Kommentar: Videoüberwachung kann Sicherheit gefährden

10.3.2017, 12:27 Uhr
Die Aussicht, gefilmt zu werden, könnte so manchen anspornen, an einem solchen, vermeintlich sicheren Ort eine Straftat zu begehen.

© Günter Distler Die Aussicht, gefilmt zu werden, könnte so manchen anspornen, an einem solchen, vermeintlich sicheren Ort eine Straftat zu begehen.

In Zeiten, in denen viele Menschen sorglos Fotos und Filme von sich ins Internet stellen, haben Kameras längst ihren Schrecken verloren. Und doch sollte die nun vom Bundestag beschlossene Ausweitung der Videoüberwachung die Alarmglocken schrillen lassen. Denn sie verletzt die Privatsphäre und macht jeden Passanten zu einem potenziell Verdächtigen. Das ist eine unschöne Grundeinstellung, mit der da Menschen begegnet wird und schafft eine Kultur des Misstrauens.
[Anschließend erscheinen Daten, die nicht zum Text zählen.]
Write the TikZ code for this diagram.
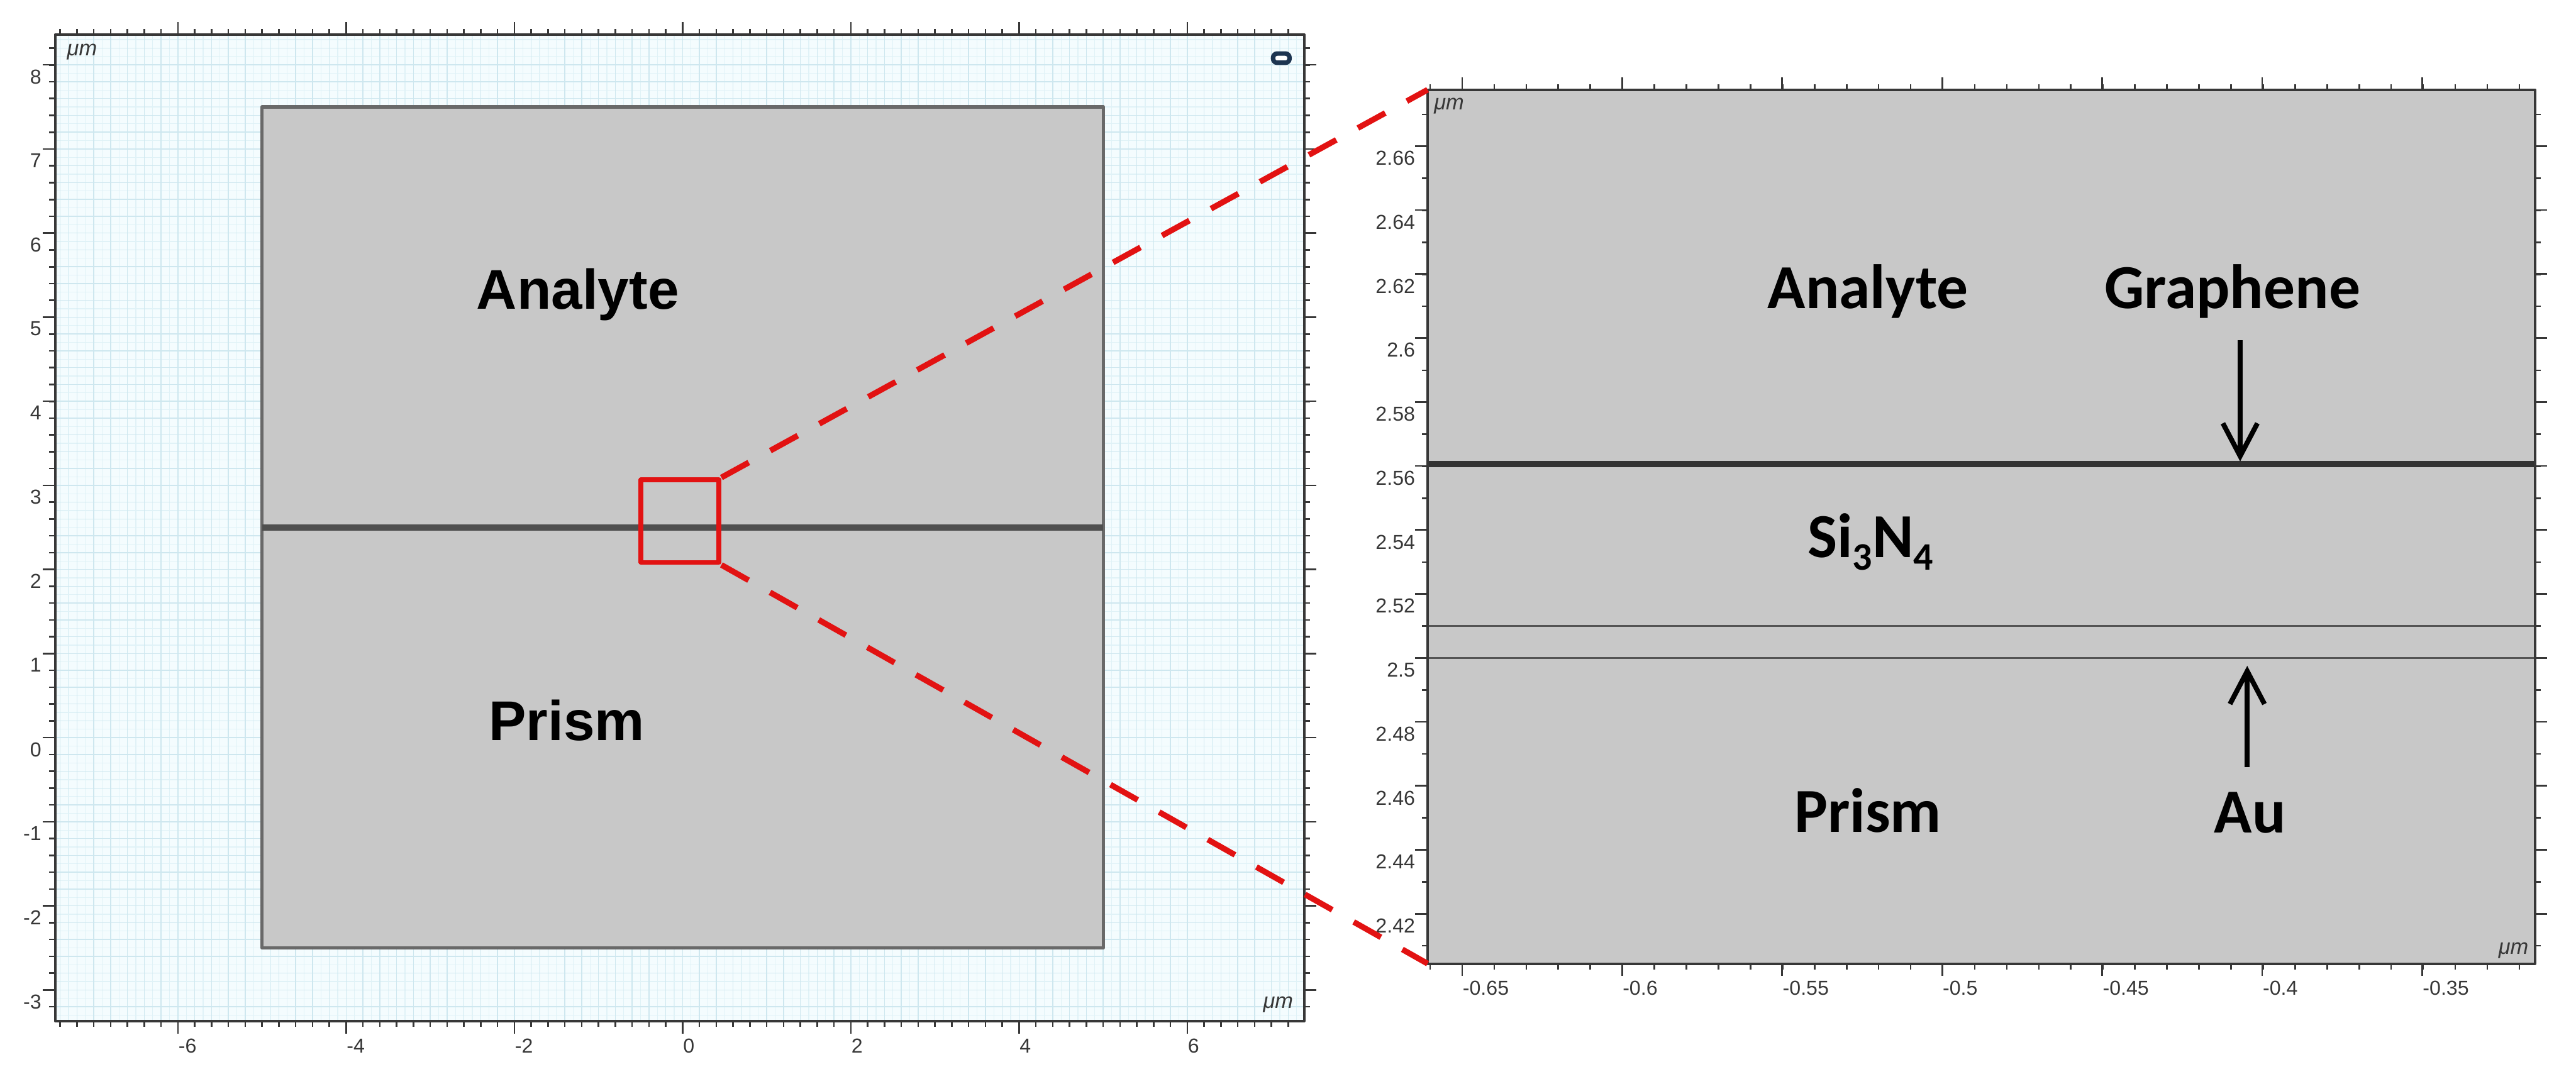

Diese setzt sich fort, wenn anschließend die Polizei das gesammelte Videomaterial mit modernen Analysemethoden auswertet, wie es heute schon in Frankreich der Fall ist. Ein Gesichtserkennungssystem scannt - ohne dass der leiseste Verdacht vorliegen muss - jeden Menschen auf seine Schuld oder Unschuld hin. Klar, dass das Missbrauchsmöglichkeiten eröffnet, die es sorgsam einzudämmen gilt. Die technischen Möglichkeiten dürfen eben nicht genutzt werden, um etwa nach Autodieben oder Schulschwänzern zu fahnden.
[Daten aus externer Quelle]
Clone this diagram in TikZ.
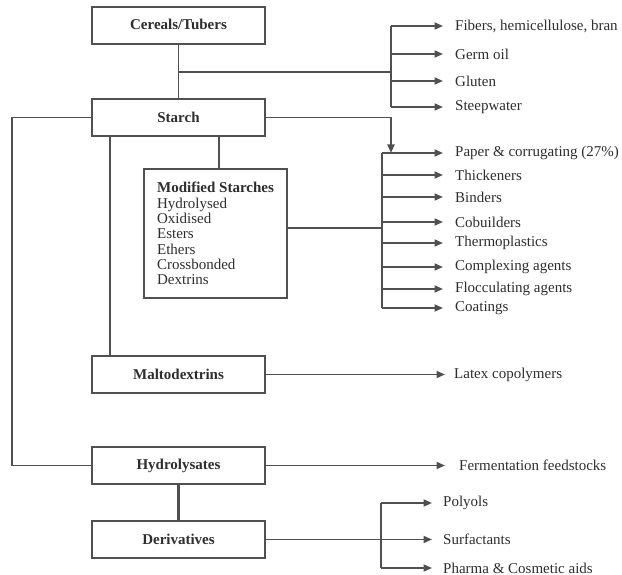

Der Fall von Marcel H. aus Herne, der einen Neunjährigen ermordet und Fotos davon ins Internet gestellt haben soll, und der des Weihnachstmarktattentäters von Berlin, der in Richtung der vorhandenen Kamera gestikulierte, machen deutlich, dass manche Täter bewusst eine größere Öffentlichkeit für ihr Verbrechen suchen. In dieser Logik kann mehr Videoüberwachung sogar die öffentliche Sicherheit gefährden, nämlich dann, wenn Täter bewusst Orte auswählen, weil sie sich gefilmt wähnen.